The church of St. Nicholas is one of the oldest monuments of the great medieval Serbian architecture and a prototype for numerous monuments of the architectural school of Raska. The reflection of the political and cultural ties can be seen on the building – the Byzantine style (from the period or Nemanja’s reign, terracotta and plaster as only materials and a big triforas on the lateral sides), and Roman characteristics (during the reign of Stefan the First-Crowned, a mix of brick and stone, as well as a tower on the western side and a vestibule on the southern side).
This monastery complex, with the church, appeared magnificent until the great migration of Serbs in 1690, when its destruction began. The church had many frescoes, but only the traces from the 15th c were preserved. Other buildings were completely destroyed. The only remaining part was the central part of the church with a damaged dome, and one tower. The remains of the church were covered and protected in 1910. The digs, protection and restoration works were performed in period of 1948-2003. Today, the church is almost completely reconstructed and there are works on rebuilding the monastery complex ahead.
This is the first monastery of the Nemanjic dynasty where the handcopying was organized, with a written tipik (a rule of liturgy), and Sava Nemanjic blessed the first believer after the Serbian Orthodox church gained independence in 1120.

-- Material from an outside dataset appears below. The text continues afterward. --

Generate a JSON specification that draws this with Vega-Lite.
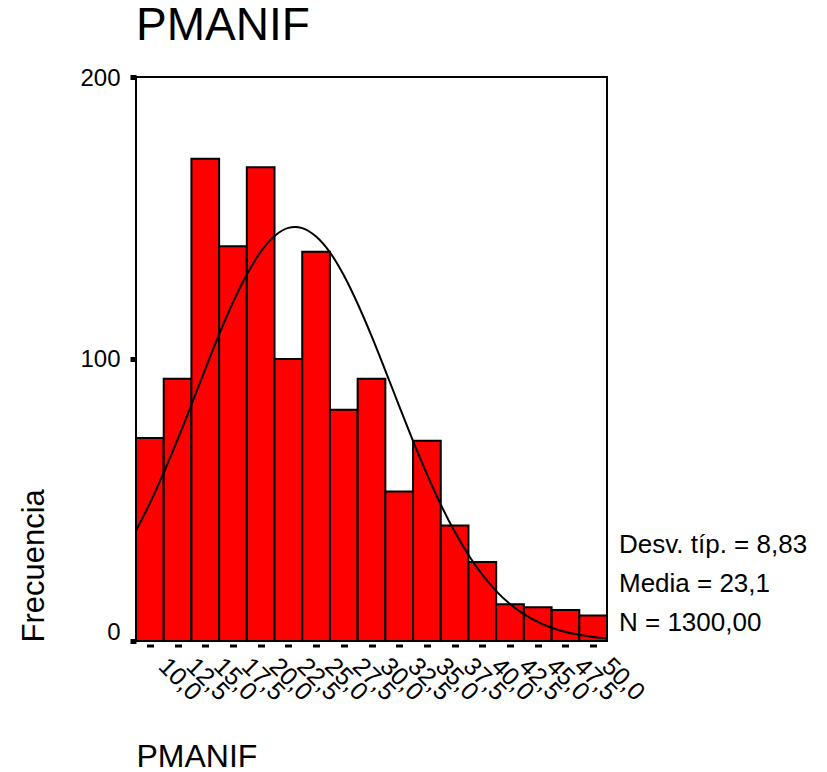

The monastery of the Holy Mother of Christ (1159-1165) was built near the confluence of the river Kosanica into Toplica, opposite of the Byzantine basilica, about 800m downstream of St Nicholas. This monastery was dedicated to Nemanja’s wife ana, who spent some time in it as a nun and superintendent. It was built on the foundations of the early Byzantine sanctity from 5-6c, and it represents a lonely example in the Serbian medieval architecture. That type of churches was built in the 11th and 12th century, after the adoption of Christianity. Famous churches from the Mount Athos and both churches from Ohrid belong to the same style. Between 1451 and 1457, the sultana Mara, daughter of Djuradj Brankovic, and the wife of the sultan Murad II, took care of the church and had a court in the vicinity.
The Holy Mother’s monastery was active until 1690, and suffered the same fate of the monastery St Nicholas. According to the legend, a Turk in the 18th c destroyed the chrch and built the so-called Isac’s mill 20m down the road, which was taken away by the river Toplica. After the liberation of Turks in 1878, it was recorded that only the altar wall with the great remained. It was only in 1921.that the church was cleared of the weeds and the first archaeological excavations were conducted. The conservatory works took place in 1948, and the church and konak (a place of residence for nuns or monks) were partially excavated and examined, and the church was partially reconstructed.
The Holy Mother of Christ is called „Petkovaca“ (St Petka) by the local folk, and on every Good Friday thousands of people gather here, light the candles and pray to God, eat fasting food. The monument was put under the protection as a cultural monument of extreme importance.